Task statement.
Reproduce the listing below exactly, minus its pictures.

═════ Data supplied ═════

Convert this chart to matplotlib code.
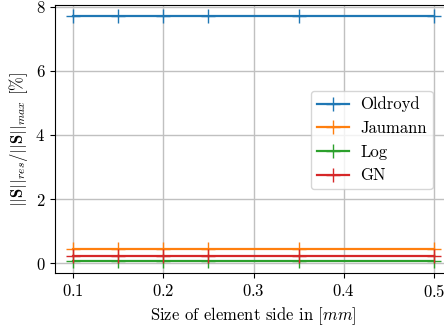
import numpy as np
import matplotlib
matplotlib.use('Agg')
import matplotlib.pyplot as plt

# data
sizes = [0.1, 0.15, 0.2, 0.25, 0.35, 0.5]
oldroyd = [7.72, 7.72, 7.72, 7.72, 7.72, 7.72]
jaumann = [0.45, 0.45, 0.45, 0.45, 0.45, 0.45]
logr = [0.07, 0.07, 0.07, 0.07, 0.07, 0.07]
gn = [0.21, 0.21, 0.21, 0.21, 0.21, 0.21]
labels = ['Oldroyd', 'Jaumann', 'Log', 'GN']

plt.rcParams['font.family'] = 'serif'
plt.rcParams['font.serif'] = ['cmr10', 'DejaVu Serif']
plt.rcParams['mathtext.fontset'] = 'cm'
plt.rcParams['axes.formatter.use_mathtext'] = True
plt.rcParams['font.size'] = 12

fig = plt.figure(figsize=(4.44, 3.32), dpi=100)
ax = fig.add_axes([55/444, 59/332, 397/444, 268/332])

for ys, lab in zip([oldroyd, jaumann, logr, gn], labels):
    ax.plot(sizes, ys, marker='+', markersize=10, linewidth=1.6, label=lab)

ax.set_xlim(0.08, 0.52)
ax.set_ylim(-0.31, 8.06)
ax.set_xticks([0.1, 0.2, 0.3, 0.4, 0.5])
ax.set_yticks([0, 2, 4, 6, 8])
ax.grid(True, color='#c0c0c0', linewidth=1.0)
ax.set_axisbelow(True)
ax.set_xlabel('Size of element side in [$mm$]')
ax.set_ylabel(r'$||\mathbf{S}||_{res}/||\mathbf{S}||_{max}$ $[\%]$')

ax.legend(loc='center right', bbox_to_anchor=(441/444, 1 - 140/332),
          bbox_transform=fig.transFigure, fontsize=12,
          handlelength=1.9, borderpad=0.35, handletextpad=0.7)

fig.savefig('out.png', dpi=100)
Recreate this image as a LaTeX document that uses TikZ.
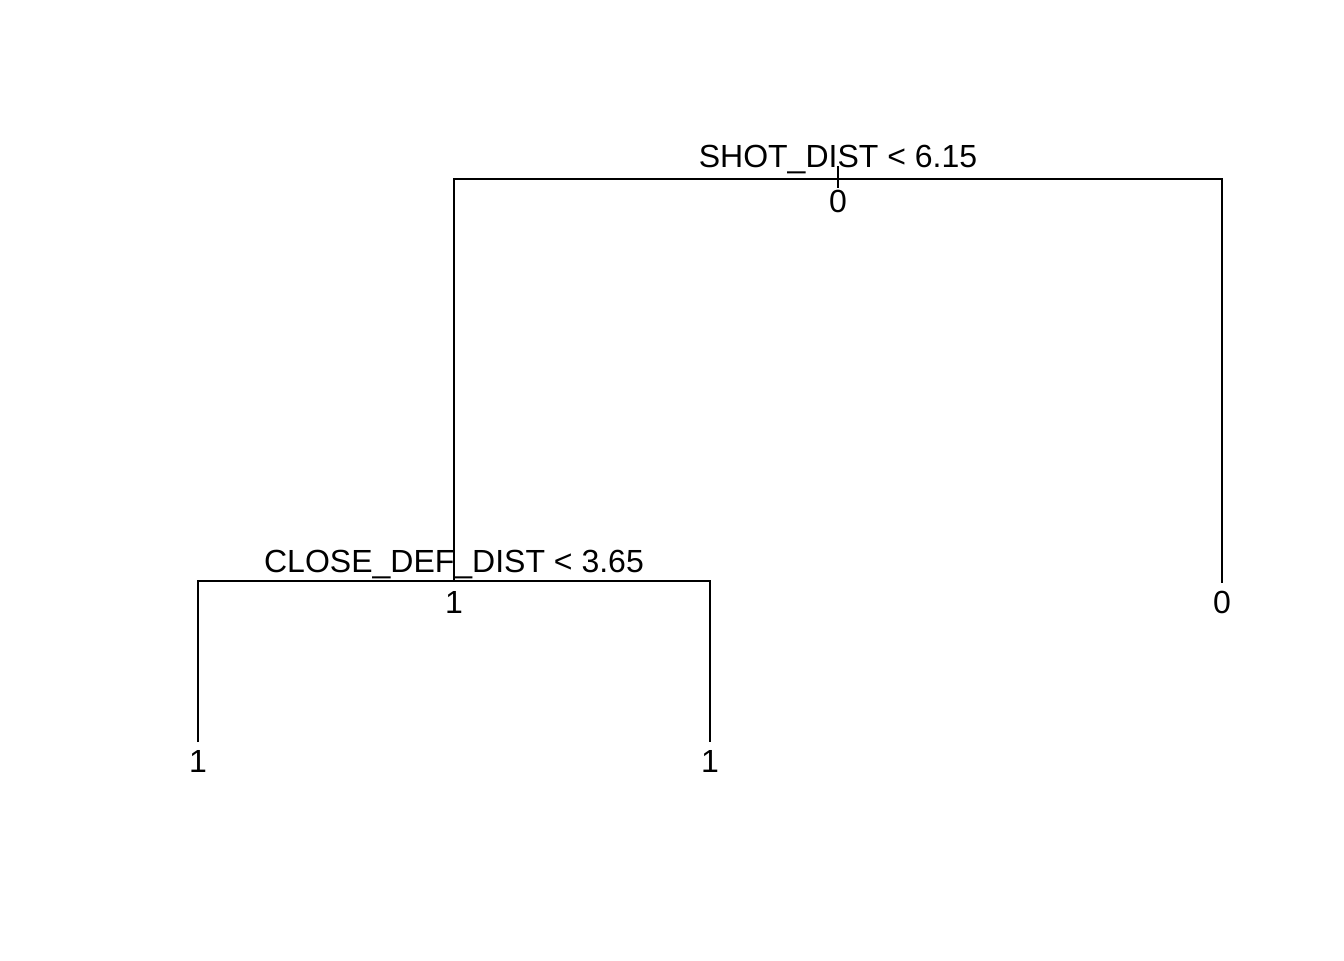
\documentclass[tikz,border=0pt]{standalone}
\usepackage{fontspec}
\setmainfont{Liberation Sans}
\begin{document}
\begin{tikzpicture}[x=0.75pt, y=-0.75pt,
    lbl/.style={anchor=base, inner sep=0pt, font=\fontsize{24}{28}\selectfont},
    edge/.style={line width=1.5pt}]
    \useasboundingbox (0,0) rectangle (1344,960);
    % tree points
    \coordinate (roottop) at (838,166);
    \coordinate (rootbot) at (838,188);
    \coordinate (root) at (838,179);
    \coordinate (n2) at (454,581);
    \coordinate (n3) at (1222,583);
    \coordinate (n4) at (198,742);
    \coordinate (n5) at (710,742);
    \draw[edge] (roottop) -- (rootbot);
    \draw[edge] (n2) |- (root) -| (n3);
    \draw[edge] (n4) |- (n2) -| (n5);
    % labels
    \node[lbl] (split1) at (838,167) {SHOT\_DIST < 6.15};
    \node[lbl] (yval1) at (838,212) {0};
    \node[lbl] (split2) at (454,572) {CLOSE\_DEF\_DIST < 3.65};
    \node[lbl] (yval2) at (454,613) {1};
    \node[lbl] (yval3) at (1222,613) {0};
    \node[lbl] (yval4) at (198,772) {1};
    \node[lbl] (yval5) at (710,772) {1};
\end{tikzpicture}
\end{document}
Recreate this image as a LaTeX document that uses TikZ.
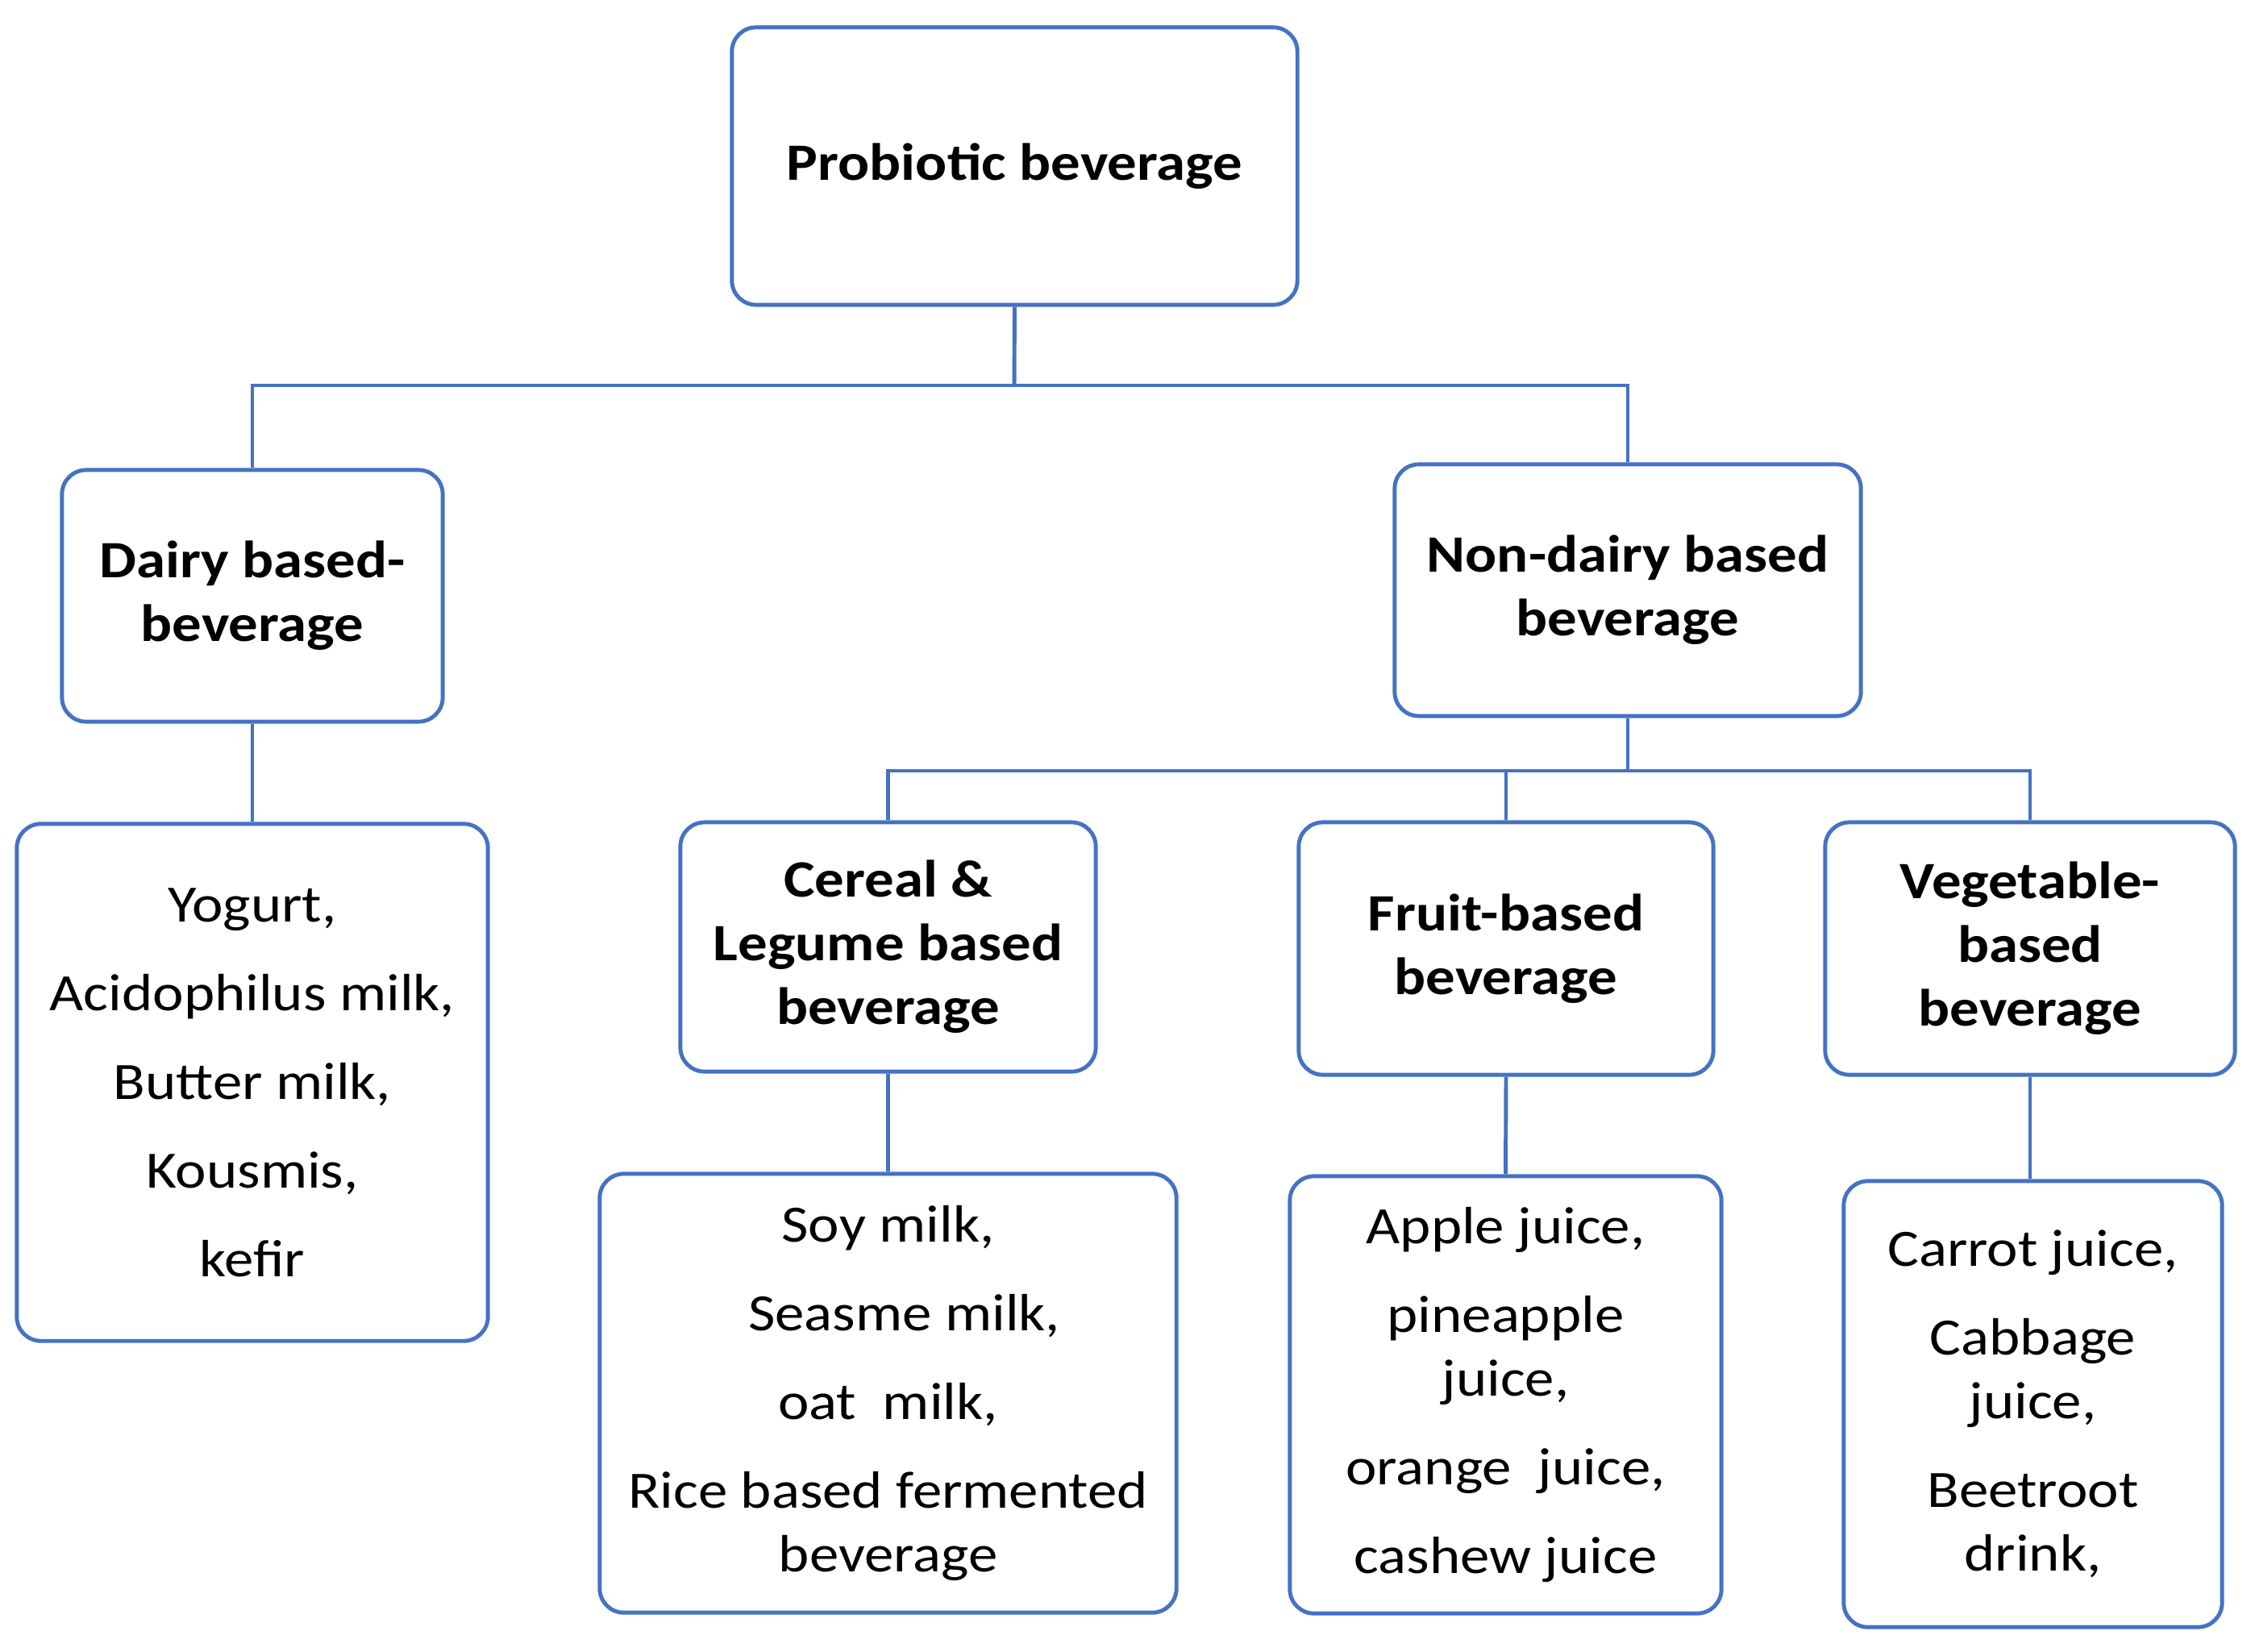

═════

Task response.
Convert this chart to matplotlib code.
import numpy as np
import matplotlib
matplotlib.use('Agg')
import matplotlib.pyplot as plt

# data
sizes = [0.1, 0.15, 0.2, 0.25, 0.35, 0.5]
oldroyd = [7.72, 7.72, 7.72, 7.72, 7.72, 7.72]
jaumann = [0.45, 0.45, 0.45, 0.45, 0.45, 0.45]
logr = [0.07, 0.07, 0.07, 0.07, 0.07, 0.07]
gn = [0.21, 0.21, 0.21, 0.21, 0.21, 0.21]
labels = ['Oldroyd', 'Jaumann', 'Log', 'GN']

plt.rcParams['font.family'] = 'serif'
plt.rcParams['font.serif'] = ['cmr10', 'DejaVu Serif']
plt.rcParams['mathtext.fontset'] = 'cm'
plt.rcParams['axes.formatter.use_mathtext'] = True
plt.rcParams['font.size'] = 12

fig = plt.figure(figsize=(4.44, 3.32), dpi=100)
ax = fig.add_axes([55/444, 59/332, 397/444, 268/332])

for ys, lab in zip([oldroyd, jaumann, logr, gn], labels):
    ax.plot(sizes, ys, marker='+', markersize=10, linewidth=1.6, label=lab)

ax.set_xlim(0.08, 0.52)
ax.set_ylim(-0.31, 8.06)
ax.set_xticks([0.1, 0.2, 0.3, 0.4, 0.5])
ax.set_yticks([0, 2, 4, 6, 8])
ax.grid(True, color='#c0c0c0', linewidth=1.0)
ax.set_axisbelow(True)
ax.set_xlabel('Size of element side in [$mm$]')
ax.set_ylabel(r'$||\mathbf{S}||_{res}/||\mathbf{S}||_{max}$ $[\%]$')

ax.legend(loc='center right', bbox_to_anchor=(441/444, 1 - 140/332),
          bbox_transform=fig.transFigure, fontsize=12,
          handlelength=1.9, borderpad=0.35, handletextpad=0.7)

fig.savefig('out.png', dpi=100)
Recreate this image as a LaTeX document that uses TikZ.
\documentclass[tikz,border=0pt]{standalone}
\usepackage{fontspec}
\setmainfont{Liberation Sans}
\begin{document}
\begin{tikzpicture}[x=0.75pt, y=-0.75pt,
    lbl/.style={anchor=base, inner sep=0pt, font=\fontsize{24}{28}\selectfont},
    edge/.style={line width=1.5pt}]
    \useasboundingbox (0,0) rectangle (1344,960);
    % tree points
    \coordinate (roottop) at (838,166);
    \coordinate (rootbot) at (838,188);
    \coordinate (root) at (838,179);
    \coordinate (n2) at (454,581);
    \coordinate (n3) at (1222,583);
    \coordinate (n4) at (198,742);
    \coordinate (n5) at (710,742);
    \draw[edge] (roottop) -- (rootbot);
    \draw[edge] (n2) |- (root) -| (n3);
    \draw[edge] (n4) |- (n2) -| (n5);
    % labels
    \node[lbl] (split1) at (838,167) {SHOT\_DIST < 6.15};
    \node[lbl] (yval1) at (838,212) {0};
    \node[lbl] (split2) at (454,572) {CLOSE\_DEF\_DIST < 3.65};
    \node[lbl] (yval2) at (454,613) {1};
    \node[lbl] (yval3) at (1222,613) {0};
    \node[lbl] (yval4) at (198,772) {1};
    \node[lbl] (yval5) at (710,772) {1};
\end{tikzpicture}
\end{document}
Recreate this image as a LaTeX document that uses TikZ.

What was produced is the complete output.